Chapter 11 Code efficiency and speed

This chapter discusses the basics of how to optimise your R code so that it runs efficiently and quickly. Some of the major drawbacks of coding in R are the slow speed of the code, and its heavy use of RAM, but writing appropriate code can mitigate these drawbacks for all but the most complex processes.

11.1 Checking code speed

If you are finding that code is running slowly, you can use benchmarking to identify bottlenecks which are causing your code to run slowly.

Wrapping any part of your code in system.time() is a good basic check of how long it takes to run. The drawback of this is that when code is already fast, the most significant impact will be from background processes on your computer, and results will vary.

For a more detailed check, you can use the profvis library. Wrapping your whole code in the profvis() function provides a graphical breakdown of how long individual lines take to run, allowing you to pick the points you want to optimise.

11.2 Data read efficiency

While R is capable of reading data in from a large variety of file types, some of these are more complex than others to read from and as a result, have higher processing overheads.

An example below shows the speed of reading the same data from CSV, xlsx and RDA formats. As you can see, reading in data from an xlsx file vs an efficient CSV read can take around 100 times longer.

File reading speed demonstration with different formats

As a result, you should aim to save data as flat files such as CSV or RDA files wherever possible. Data that you will reuse should always be converted to a flat-file format rather than reading in from xlsx tables.

In addition to this, the structure of your data also impacts how fast it is to read. As any data read needs to determine the data type for each column, reading in extra columns is always much slower than reading in extra rows; even if overall the size of the data is the same!

File reading speed demonstration long vs wide format

This is one of many reasons why tidy (long) data is preferable to wide data; you should always aim to store data in tidy data formats.
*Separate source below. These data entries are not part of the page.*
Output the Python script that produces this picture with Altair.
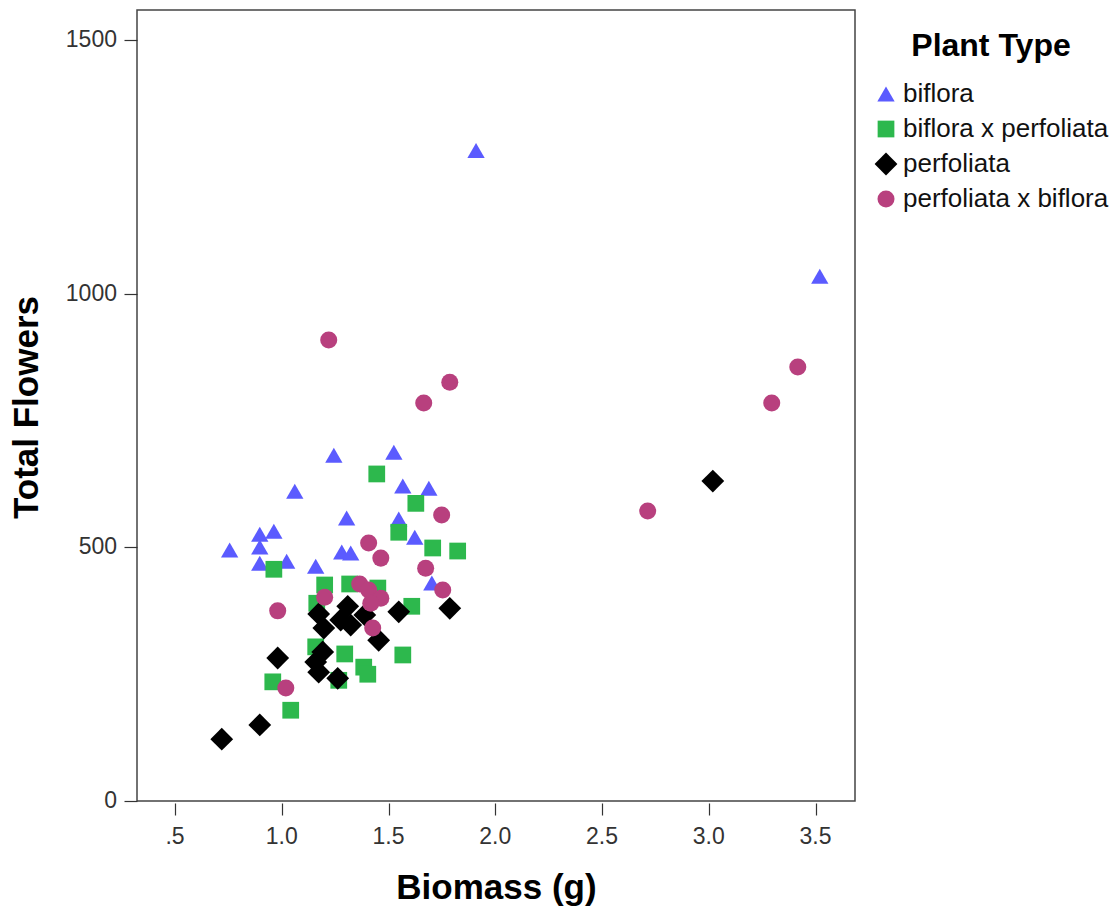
import altair as alt
import pandas as pd

FONT = "Liberation Sans"

types = ["biflora", "biflora x perfoliata", "perfoliata", "perfoliata x biflora"]

biflora_x = [1.91, 3.52, 1.244, 1.525, 1.061, 1.567, 1.689, 1.304, 1.548, 1.623,
             0.756, 0.897, 0.963, 0.897, 0.897, 1.023, 1.159, 1.281, 1.323, 1.703]
biflora_y = [1283, 1035, 682, 688, 611, 621, 617, 558, 556, 520,
             495, 526, 532, 501, 469, 473, 463, 491, 489, 430]

bxp_x = [1.445, 1.628, 0.963, 1.548, 1.707, 1.824, 1.201, 1.318, 1.450, 1.609,
         1.164, 1.159, 1.295, 1.567, 1.384, 1.403, 1.267, 0.958, 1.042]
bxp_y = [645, 587, 457, 530, 499, 493, 426, 428, 420, 384,
         390, 304, 290, 288, 264, 250, 238, 235, 179]

perf_x = [0.719, 0.897, 0.981, 1.159, 1.173, 1.192, 1.262, 1.173, 1.197, 1.276,
          1.309, 1.323, 1.389, 1.454, 1.548, 1.787, 3.019]
perf_y = [122, 150, 282, 274, 254, 294, 242, 369, 341, 357,
          384, 347, 367, 317, 373, 380, 631]

pxb_x = [1.220, 1.787, 1.665, 1.749, 1.407, 1.464, 1.674, 1.754, 1.365, 1.407,
         1.464, 1.417, 1.426, 1.201, 0.981, 1.019, 2.714, 3.295, 3.417]
pxb_y = [909, 826, 785, 564, 509, 479, 459, 416, 428, 416,
         400, 390, 341, 402, 375, 223, 572, 785, 856]

x_ticks = [0.5, 1.0, 1.5, 2.0, 2.5, 3.0, 3.5]
x_tick_labels = [".5", "1.0", "1.5", "2.0", "2.5", "3.0", "3.5"]
y_ticks = [0, 500, 1000, 1500]
y_tick_labels = ["0", "500", "1000", "1500"]

rows = []
for t, xs, ys in zip(types, [biflora_x, bxp_x, perf_x, pxb_x], [biflora_y, bxp_y, perf_y, pxb_y]):
    for x, y in zip(xs, ys):
        rows.append({"Biomass": x, "Flowers": y, "Plant Type": t})
df = pd.DataFrame(rows)
df["order"] = df["Plant Type"].map({t: i for i, t in enumerate(types)})

xlab_df = pd.DataFrame({"Biomass": x_ticks, "label": x_tick_labels})
ylab_df = pd.DataFrame({"Flowers": y_ticks, "label": y_tick_labels})

colors = ["#5b5bff", "#2db84d", "#000000", "#b8407e"]
shapes = ["triangle-up", "square", "diamond", "circle"]
sizes = [300, 280, 520, 290]

x_scale = alt.Scale(domain=[0.322, 3.685], nice=False, zero=False)
y_scale = alt.Scale(domain=[0, 1560], nice=False)

points = alt.Chart(df).mark_point(filled=True, opacity=1, strokeWidth=0).encode(
    x=alt.X("Biomass:Q", scale=x_scale,
            axis=alt.Axis(title="Biomass (g)", values=x_ticks, labels=False,
                          grid=False, domain=False, tickSize=12, offset=2,
                          tickColor="#333333", tickWidth=1.2,
                          titleFont=FONT, titleFontSize=35, titleFontWeight="bold",
                          titleColor="#000000", titleX=359, titleY=95,
                          titleBaseline="alphabetic", titleAlign="center")),
    y=alt.Y("Flowers:Q", scale=y_scale,
            axis=alt.Axis(title="Total Flowers", values=y_ticks, labels=False,
                          grid=False, domain=False, tickSize=13,
                          tickColor="#333333", tickWidth=1.2,
                          titleFont=FONT, titleFontSize=35, titleFontWeight="bold",
                          titleColor="#000000", titleX=-100, titleY=397,
                          titleAngle=270, titleBaseline="alphabetic", titleAlign="center")),
    color=alt.Color("Plant Type:N", scale=alt.Scale(domain=types, range=colors),
                    legend=alt.Legend(title="Plant Type", orient="none", legendX=736, legendY=21,
                                      titleAnchor="middle", symbolSize=200, rowPadding=9,
                                      titlePadding=18, labelLimit=400,
                                      titleFont=FONT, titleFontSize=32, titleFontWeight="bold",
                                      titleColor="#000000", labelFont=FONT, labelFontSize=26,
                                      labelColor="#111111")),
    shape=alt.Shape("Plant Type:N", scale=alt.Scale(domain=types, range=shapes)),
    size=alt.Size("Plant Type:N", scale=alt.Scale(type="ordinal", domain=types, range=sizes),
                  legend=None),
    order=alt.Order("order:Q"),
)

x_labels = alt.Chart(xlab_df).mark_text(
    font=FONT, fontSize=23, color="#333333", align="center", baseline="middle"
).encode(
    x=alt.X("Biomass:Q", scale=x_scale),
    y=alt.value(827),
    text="label:N",
)

y_labels = alt.Chart(ylab_df).mark_text(
    font=FONT, fontSize=23, color="#333333", align="right", baseline="middle"
).encode(
    x=alt.value(-20),
    y=alt.Y("Flowers:Q", scale=y_scale),
    text="label:N",
)

chart = alt.layer(points, x_labels, y_labels).properties(
    width=718, height=791,
    autosize=alt.AutoSizeParams(type="none"),
    padding={"left": 137, "top": 10, "right": 265, "bottom": 112},
).configure_view(
    stroke="#444444", strokeWidth=1.5
)

chart.save("out.html", embed_options={"renderer": "svg", "actions": False})
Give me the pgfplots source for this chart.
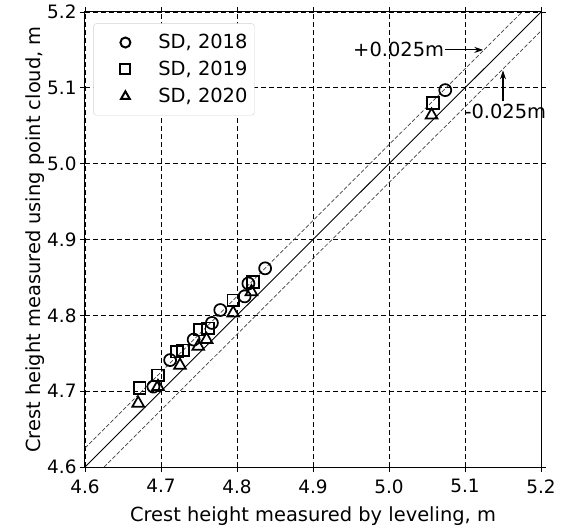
\documentclass[border=0pt]{standalone}
\usepackage{pgfplots}
\pgfplotsset{compat=1.18}
\usepackage{fontspec}
\setmainfont{DejaVu Sans}
\usetikzlibrary{arrows.meta}
\begin{document}
\begin{tikzpicture}[x=1bp,y=1bp]
\begin{axis}[at={(0,0)}, anchor=south west, scale only axis,
  width=456bp, height=455bp,
  xmin=4.6, xmax=5.2, ymin=4.6, ymax=5.2,
  xtick={4.6,4.7,4.8,4.9,5.0,5.1,5.2},
  ytick={4.6,4.7,4.8,4.9,5.0,5.1,5.2},
  xticklabels={4.6,4.7,4.8,4.9,5.0,5.1,5.2},
  yticklabels={4.6,4.7,4.8,4.9,5.0,5.1,5.2},
  tick align=outside, major tick length=5bp,
  tick style={black, line width=0.9bp},
  axis line style={line width=1bp},
  grid=major, grid style={dashed, black, line width=0.9bp, dash pattern=on 5bp off 3bp},
  tick label style={font=\fontsize{18.5}{20}\selectfont},
  xticklabel style={yshift=-4bp},
  label style={font=\fontsize{19.5}{22}\selectfont},
  xlabel={Crest height measured by leveling, m},
  ylabel={Crest height measured using point cloud, m},
  xlabel style={yshift=-6bp},
  ylabel style={yshift=-4bp},
  legend style={at={(0.018,0.975)}, anchor=north west, draw=gray!35, rounded corners=3bp,
    font=\fontsize{19.5}{22}\selectfont, row sep=7bp, inner xsep=5bp, inner ysep=9bp},
  legend image code/.code={\path[draw=none, fill=none] (0bp,-6bp) rectangle (58bp,6bp);
    \draw[#1, only marks, mark size=5bp, mark options={line width=2bp}] plot coordinates {(27bp,0bp)};},
  legend cell align=left,
  clip=false,
]
\addplot[black, line width=0.9bp, forget plot] coordinates {(4.6,4.6) (5.2,5.2)};
\addplot[black!75, line width=0.7bp, dash pattern=on 4bp off 2bp, forget plot] coordinates {(4.6,4.625) (5.175,5.2)};
\addplot[black!75, line width=0.7bp, dash pattern=on 4bp off 2bp, forget plot] coordinates {(4.625,4.6) (5.2,5.175)};
\addplot[only marks, mark=o, mark size=6bp, mark options={line width=1.7bp, black}] coordinates {
(5.074,5.097) (4.837,4.862) (4.815,4.842) (4.810,4.825) (4.778,4.807) (4.767,4.790)
(4.743,4.768) (4.712,4.741) (4.690,4.706)};
\addlegendentry{SD, 2018}
\addplot[only marks, mark=square, mark size=5.8bp, mark options={line width=1.7bp, black}] coordinates {
(5.058,5.080) (4.821,4.844) (4.795,4.820) (4.762,4.783) (4.751,4.781)
(4.729,4.754) (4.721,4.752) (4.696,4.721) (4.672,4.704)};
\addlegendentry{SD, 2019}
\addplot[only marks, mark=triangle, mark size=6.8bp, mark options={line width=1.7bp, black}] coordinates {
(5.056,5.064) (4.819,4.831) (4.795,4.803) (4.760,4.768) (4.749,4.759)
(4.725,4.734) (4.696,4.706) (4.670,4.684)};
\addlegendentry{SD, 2020}
\draw[-{Stealth[length=9bp,width=6bp]}, line width=1.1bp] (axis cs:5.074,5.15) -- (axis cs:5.124,5.15);
\node[anchor=east, font=\fontsize{19.5}{22}\selectfont, inner sep=1bp] at (axis cs:5.074,5.15) {+0.025m};
\draw[-{Stealth[length=9bp,width=6bp]}, line width=1.1bp] (axis cs:5.15,5.082) -- (axis cs:5.15,5.123);
\node[anchor=north, font=\fontsize{19.5}{22}\selectfont, inner sep=1bp] at (axis cs:5.153,5.080) {-0.025m};
\end{axis}
\useasboundingbox (-85,-59) rectangle (479,467);
\end{tikzpicture}
\end{document}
You can read more about the principles of tidy data here

11.3 RAM usage

As previously mentioned, R is known as a RAM-intensive language as by default, all created objects are stored in RAM.

You can check what objects are present in your current environment by running ls(). Multiple large objects can slow down the running speed of your code, or lead you to run out of RAM completely (and your code will fail at this point)

There are several ways you can improve how your code makes use of RAM:

  • Limiting number of large objects created. You should be aiming to only produce the large objects that you need to. For example, when adding an additional column to a large data frame, you can append this to the original object rather than creating an entirely new data frame.

  • Remove objects when you’re done with them. If you do need to create multiple large objects, you don’t need to leave them in your environment once they’re no longer needed. You can remove individual objects from your environment using the rm() function. It is best practice to clean out your environment at the end of running a project for both efficiency and reproducibility, which can be done with rm(list = ls()).

  • Only working with the data you need to. Often we end up using large datasets when actually we only require a small portion of them. If you can carry out processes such as summarising, filtering or selecting specific columns first, this minimises the size of the dataset you’ll be carrying out more RAM-intensive processes on.

  • Storing hard copies of files. If you need to create a large data object and reuse it at a later point, it is best practice to save the data in long term memory (as a CSV or other flat file) and read it in again, rather than keeping it in RAM.

  • Using functions where possible. In addition to making code simple to read and modify, functions can also help improve code efficiency. Multiple large objects can be created and processed inside the function environment, however these are not stored in RAM long term as they are removed when the function ends. Writing functions also allows for mapping functions across code using the purrrpackage, which allows for highly efficient looping.

11.4 Package selection

As previously discussed, there are a wide range of R packages available. While many are designed to be easy to use and understand, others are built with the primary function of speed and efficiency.

An example of this is use of the package data.table. In comparison to both base R and dplyr, data.table offers significant speed benefits while also minimising memory usage. This applies for both reading and more general data manipulation:

File reading speed demonstration different CSV reading packages

File reading speed demonstration different CSV reading packages

The real benefits of data.table become evident beyond 100,000 rows of data; below this, the improvements are minimal and generally don’t outweigh the benefit of the simpler dplyr syntax.